While miniatures depicting our fiercest monsters and valiant heroes have been around for years, the past decade has brought about a flurry of additional pre-assembled or manufactured accessories like the aforementioned battlemap, terrain pieces, dungeon walls, RPG-themed soundtracks, character artwork services, full-color poster maps, and more, more, MORE!! Even the PDF industry has followed suit with Fat Dragon Games and their endless line of printable terrain sets frequently sitting on the top of RPGNow’s Best Sellers. No longer does the world of our wildest, non-sexual fantasies take place in our mind, they are played out on our tables.


Easy though it may be to point fingers at greedy executives and denounce them for trying to corrupt a pure hobby like roleplaying, we have only ourselves to blame. We bought all the supplements produced for our favorite RPGs, no matter how relevant they were to our current campaigns or timelines – I’m looking at you, Rifts – and clamored for more to the point many publishers have gone bankrupt in an effort to keep up with the rabid demand in such a tiny empire. It was only a matter of time before other entrepreneurs turned to producing generic props for use in nearly any RPG (or at least something appropriate to the genre).

What exists now is a genre of roleplaying subservient to the use of props or designed to work in what we now seem to call the “theatre of the mind.” No surprise these genres are separated by those publishers with the budgets and resources to produce such props and the independent publishers who cannot. That’s not to say independent publishers wouldn’t jump at the chance to try their hand at props (just recently, Robertson Games was able to raise enough money on IndieGoGo to start production on a series of 6 miniatures for their Weird West RPG) but lack the capital to make such a risky venture worthwhile. And it is a risky venture, as Wizards of the Coast experienced when they had to stop production on their random D&D minis packs and retool it as Dungeon Command to make producing miniatures financially viable.

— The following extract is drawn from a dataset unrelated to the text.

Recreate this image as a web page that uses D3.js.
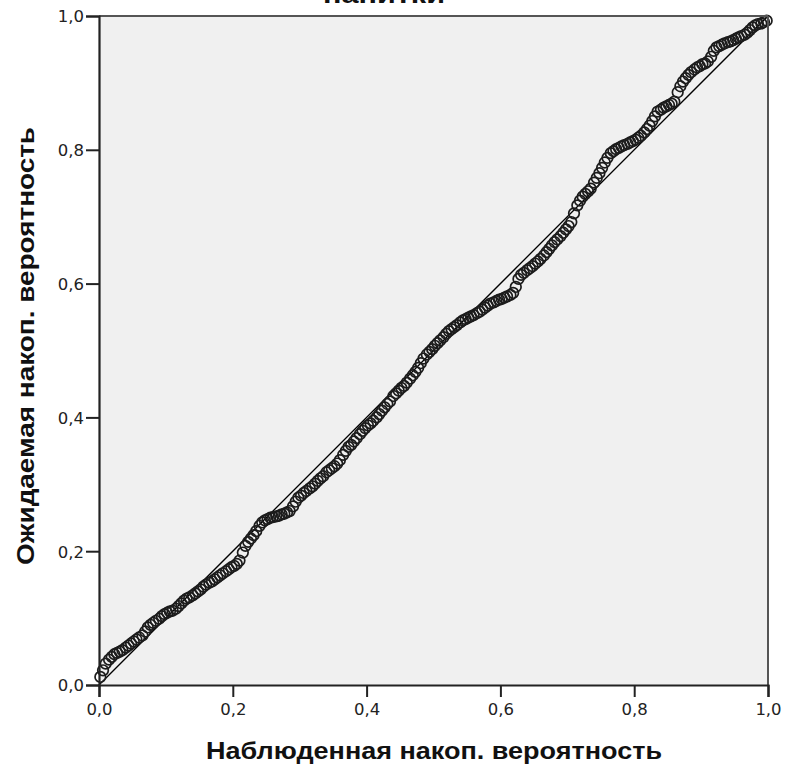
<!DOCTYPE html>
<html>
<head>
<meta charset="utf-8">
<script src="https://cdn.jsdelivr.net/npm/d3@7"></script>
<style>
  html, body { margin: 0; padding: 0; background: #ffffff; }
  svg { display: block; }
</style>
</head>
<body>
<svg id="chart" width="785" height="767"></svg>
<script>
// Normal P-P plot: observed vs expected cumulative probability
const chartTitle = "напитки";
const xTitle = "Наблюденная  накоп.  вероятность";
const yTitle = "Ожидаемая  накоп.  вероятность";
const tickValues = [0, 0.2, 0.4, 0.6, 0.8, 1.0];
const tickLabels = ["0,0", "0,2", "0,4", "0,6", "0,8", "1,0"];

const observed = [
  0.002, 0.006, 0.010, 0.015, 0.019, 0.023, 0.027, 0.031, 0.035, 0.040,
  0.044, 0.048, 0.052, 0.056, 0.060, 0.065, 0.069, 0.073, 0.077, 0.081,
  0.085, 0.090, 0.094, 0.098, 0.102, 0.106, 0.110, 0.115, 0.119, 0.123,
  0.127, 0.131, 0.135, 0.140, 0.144, 0.148, 0.152, 0.156, 0.160, 0.165,
  0.169, 0.173, 0.177, 0.181, 0.185, 0.190, 0.194, 0.198, 0.202, 0.206,
  0.210, 0.215, 0.219, 0.223, 0.227, 0.231, 0.235, 0.240, 0.244, 0.248,
  0.252, 0.256, 0.260, 0.265, 0.269, 0.273, 0.277, 0.281, 0.285, 0.290,
  0.294, 0.298, 0.302, 0.306, 0.310, 0.315, 0.319, 0.323, 0.327, 0.331,
  0.335, 0.340, 0.344, 0.348, 0.352, 0.356, 0.360, 0.365, 0.369, 0.373,
  0.377, 0.381, 0.385, 0.390, 0.394, 0.398, 0.402, 0.406, 0.410, 0.415,
  0.419, 0.423, 0.427, 0.431, 0.435, 0.440, 0.444, 0.448, 0.452, 0.456,
  0.460, 0.465, 0.469, 0.473, 0.477, 0.481, 0.485, 0.490, 0.494, 0.498,
  0.502, 0.506, 0.510, 0.515, 0.519, 0.523, 0.527, 0.531, 0.535, 0.540,
  0.544, 0.548, 0.552, 0.556, 0.560, 0.565, 0.569, 0.573, 0.577, 0.581,
  0.585, 0.590, 0.594, 0.598, 0.602, 0.606, 0.610, 0.615, 0.619, 0.623,
  0.627, 0.631, 0.635, 0.640, 0.644, 0.648, 0.652, 0.656, 0.660, 0.665,
  0.669, 0.673, 0.677, 0.681, 0.685, 0.690, 0.694, 0.698, 0.702, 0.706,
  0.710, 0.715, 0.719, 0.723, 0.727, 0.731, 0.735, 0.740, 0.744, 0.748,
  0.752, 0.756, 0.760, 0.765, 0.769, 0.773, 0.777, 0.781, 0.785, 0.790,
  0.794, 0.798, 0.802, 0.806, 0.810, 0.815, 0.819, 0.823, 0.827, 0.831,
  0.835, 0.840, 0.844, 0.848, 0.852, 0.856, 0.860, 0.865, 0.869, 0.873,
  0.877, 0.881, 0.885, 0.890, 0.894, 0.898, 0.902, 0.906, 0.910, 0.915,
  0.919, 0.923, 0.927, 0.931, 0.935, 0.940, 0.944, 0.948, 0.952, 0.956,
  0.960, 0.965, 0.969, 0.973, 0.977, 0.981, 0.985, 0.990, 0.994, 0.998
];

const expected = [
  0.012, 0.022, 0.032, 0.038, 0.042, 0.046, 0.048, 0.050, 0.052, 0.056,
  0.059, 0.062, 0.065, 0.068, 0.071, 0.074, 0.080, 0.086, 0.090, 0.093,
  0.096, 0.099, 0.103, 0.106, 0.108, 0.110, 0.111, 0.114, 0.118, 0.122,
  0.126, 0.129, 0.131, 0.134, 0.137, 0.140, 0.143, 0.147, 0.150, 0.153,
  0.155, 0.158, 0.161, 0.164, 0.167, 0.170, 0.173, 0.176, 0.178, 0.181,
  0.186, 0.198, 0.208, 0.214, 0.219, 0.224, 0.230, 0.238, 0.243, 0.246,
  0.248, 0.250, 0.251, 0.252, 0.253, 0.255, 0.256, 0.258, 0.260, 0.267,
  0.274, 0.280, 0.283, 0.287, 0.290, 0.294, 0.297, 0.301, 0.305, 0.309,
  0.312, 0.318, 0.321, 0.324, 0.327, 0.331, 0.336, 0.344, 0.350, 0.356,
  0.359, 0.364, 0.369, 0.375, 0.380, 0.384, 0.388, 0.391, 0.395, 0.400,
  0.405, 0.410, 0.415, 0.420, 0.424, 0.432, 0.436, 0.440, 0.444, 0.447,
  0.452, 0.458, 0.463, 0.468, 0.474, 0.481, 0.488, 0.494, 0.498, 0.502,
  0.507, 0.511, 0.515, 0.520, 0.525, 0.529, 0.532, 0.535, 0.538, 0.542,
  0.545, 0.547, 0.549, 0.551, 0.553, 0.556, 0.558, 0.561, 0.564, 0.567,
  0.570, 0.572, 0.574, 0.576, 0.577, 0.579, 0.581, 0.583, 0.586, 0.595,
  0.607, 0.613, 0.616, 0.620, 0.623, 0.626, 0.630, 0.633, 0.637, 0.642,
  0.647, 0.652, 0.657, 0.662, 0.666, 0.671, 0.676, 0.681, 0.686, 0.692,
  0.705, 0.717, 0.724, 0.730, 0.734, 0.738, 0.742, 0.751, 0.758, 0.765,
  0.773, 0.781, 0.788, 0.795, 0.798, 0.801, 0.803, 0.805, 0.807, 0.809,
  0.811, 0.813, 0.815, 0.818, 0.821, 0.826, 0.831, 0.836, 0.843, 0.850,
  0.857, 0.860, 0.863, 0.865, 0.867, 0.869, 0.872, 0.886, 0.895, 0.902,
  0.907, 0.912, 0.916, 0.920, 0.923, 0.925, 0.928, 0.929, 0.932, 0.939,
  0.948, 0.953, 0.955, 0.957, 0.959, 0.961, 0.962, 0.964, 0.966, 0.968,
  0.970, 0.972, 0.975, 0.979, 0.983, 0.986, 0.988, 0.989, 0.991, 0.993
];

const points = observed.map((o, i) => ({ o, e: expected[i] }));

const svg = d3.select("#chart");
const plotLeft = 99, plotRight = 768, plotTop = 16, plotBottom = 685;

const x = d3.scaleLinear().domain([0, 1]).range([plotLeft, plotRight]);
const y = d3.scaleLinear().domain([0, 1]).range([plotBottom, plotTop]);

const labelFont = "'DejaVu Sans', Verdana, sans-serif";
const titleFont = "'Liberation Sans', Arial, sans-serif";

// Plot background
svg.append("rect")
  .attr("x", plotLeft).attr("y", plotTop)
  .attr("width", plotRight - plotLeft).attr("height", plotBottom - plotTop)
  .attr("fill", "#f0f0f0");

// Chart title, mostly above the visible area
svg.append("text")
  .attr("x", 384).attr("y", 3)
  .attr("text-anchor", "middle")
  .attr("font-family", titleFont)
  .attr("font-weight", "bold")
  .attr("font-size", 26)
  .attr("textLength", 122)
  .attr("lengthAdjust", "spacingAndGlyphs")
  .attr("fill", "#111")
  .text(chartTitle);

// Reference diagonal
svg.append("line")
  .attr("x1", x(0)).attr("y1", y(0))
  .attr("x2", x(1)).attr("y2", y(1))
  .attr("stroke", "#000").attr("stroke-width", 1.3);

// Points
svg.append("g")
  .selectAll("circle")
  .data(points)
  .join("circle")
  .attr("cx", d => x(d.o))
  .attr("cy", d => y(d.e))
  .attr("r", 5.3)
  .attr("fill", "none")
  .attr("stroke", "#1c1c1c")
  .attr("stroke-width", 1.7);

// Frame: top and right
svg.append("line")
  .attr("x1", plotLeft).attr("y1", plotTop).attr("x2", plotRight).attr("y2", plotTop)
  .attr("stroke", "#555").attr("stroke-width", 2);
svg.append("line")
  .attr("x1", plotRight).attr("y1", plotTop).attr("x2", plotRight).attr("y2", plotBottom)
  .attr("stroke", "#555").attr("stroke-width", 2);

// Axes
const fmt = d => tickLabels[tickValues.indexOf(d)];
const xAxis = d3.axisBottom(x).tickValues(tickValues).tickFormat(fmt).tickSize(12).tickPadding(6);
const yAxis = d3.axisLeft(y).tickValues(tickValues).tickFormat(fmt).tickSize(13).tickPadding(2);

const gx = svg.append("g").attr("transform", `translate(0,${plotBottom})`).call(xAxis);
const gy = svg.append("g").attr("transform", `translate(${plotLeft},0)`).call(yAxis);

[gx, gy].forEach(g => {
  g.select(".domain").attr("stroke", "#222").attr("stroke-width", 2.2);
  g.selectAll(".tick line").attr("stroke", "#222").attr("stroke-width", 2);
  g.selectAll(".tick text")
    .attr("font-family", labelFont)
    .attr("font-size", 16.5)
    .attr("fill", "#222");
});
gy.selectAll(".tick text").attr("dy", "0.36em");

// Axis titles
svg.append("text")
  .attr("x", 434).attr("y", 759)
  .attr("text-anchor", "middle")
  .attr("font-family", titleFont)
  .attr("font-weight", "bold")
  .attr("font-size", 24)
  .attr("textLength", 456)
  .attr("lengthAdjust", "spacingAndGlyphs")
  .attr("fill", "#111")
  .text(xTitle);

svg.append("text")
  .attr("transform", `translate(34,346) rotate(-90)`)
  .attr("text-anchor", "middle")
  .attr("font-family", titleFont)
  .attr("font-weight", "bold")
  .attr("font-size", 24)
  .attr("textLength", 438)
  .attr("lengthAdjust", "spacingAndGlyphs")
  .attr("fill", "#111")
  .text(yTitle);
</script>
</body>
</html>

An interesting event has occurred within my own social circles: many of my fellow players find themselves unable to play any RPG without miniatures to guide them. In our regular Sunday group, we use miniatures to playtest D&D Next and the discussion on trying the game without those plastic bastards is eventually shot down. “I’m too old to remember where everyone’s standing and how many there are around you guys,” our DM tells us. After spending at least a decade positioning figures on a grid and measuring all movement in squares, many of my friends find themselves unable (or unwilling) to play in their mind.

There does seem to be a correlation between the complexity of a game and the usefulness of props to keep the game manageable. While Paizo has only recently produced miniatures bearing the Golem’s seal of approval, I have never seen a Pathfinder game in progress without miniatures. (They have been released battlemaps and other handouts for years as a supplement to their already impressive line-up.) And their rulebook is – hold on a moment – 576 pages. There is no component to Pathfinder’s design indicating miniatures are required. For example, all measurement is given in feet, not squares. Yet if we turn back to an earlier example of independent game design, Weird West by Robertson Games, it clocks in at 8 pages and none of my research into the game mentions anything about mandatory play with miniatures. Many RPGs known as story games highlight imaginative mechanics over prop design as one of their main features and their page count is fractional compared to the big guns in the business and only independent publishers are creating story games.

Is prop manufacturing and availability considered an essential device in major RPG productions today? It certainly seems so and it does give cause for concern regarding the future of our beloved hobby. Not so much for its overall survival (that would be the exact opposite of what I wrote last week), but it can have a significant impact on the publishers looking to enter the hobby. It’s capitalism at its worst, an indicative story repeated in businesses around the world. Take Research In Motion as an example with their creation, the BlackBerry. While they rose to the top in the early days of smart phones, they’re struggling to make ends meet in competition with heavy hitters like Apple. It’s a scenario easily equitable with RPGs and board games. Are major publishers trying too hard to meet our demands and are we asking for too much from our publishers?

These are complicated questions requiring even more complicated answers involving multiple subjects, but can culminate into a difficult situation; one I feel may become far too likely in the near future. As we all know, Hasbro owns Wizards of the Coast and they own the D&D brand. What happens if WotC attempts to liquidate that license for any number of theoretical reasons? Because of the massive cash invested into the brand and the expectation of value as a brand owned by Hasbro, would there be any publisher or manufacturer who could afford to buy the D&D name? Or would its rise to fame become its downfall? Remember, Wizards of the Coast was a larger publisher involved with the massively popular trading card game business, making it feasible for them to buy the brand from TSR above all others, so this hypothetical situation is simply an extension of that moment in 1997. While such an event is not a threat to the hobby as a whole, it is a threat to the major players in the field and can be the end result of our own insatiable appetite for more toys.

It’s dilemmas like this I’m sure other markets would kill to have: an audience demanding more than the current market can possibly provide. For RPGs, the question is not demand per consumer, but the number of consumers available to purchase the products. And believe me, the last thing I’m trying to do is advocate fewer RPG purchases. Perhaps this is yet another call for our games to return to their roots, like everything else from childhood. It’s the curse of adulthood to dream of things as they once were or as we perceived them. Regardless of which side of the expense fence you sit on, you cannot deny the fact that it’s easier to introduce new players to the game when there’s little to no start-up cost involved.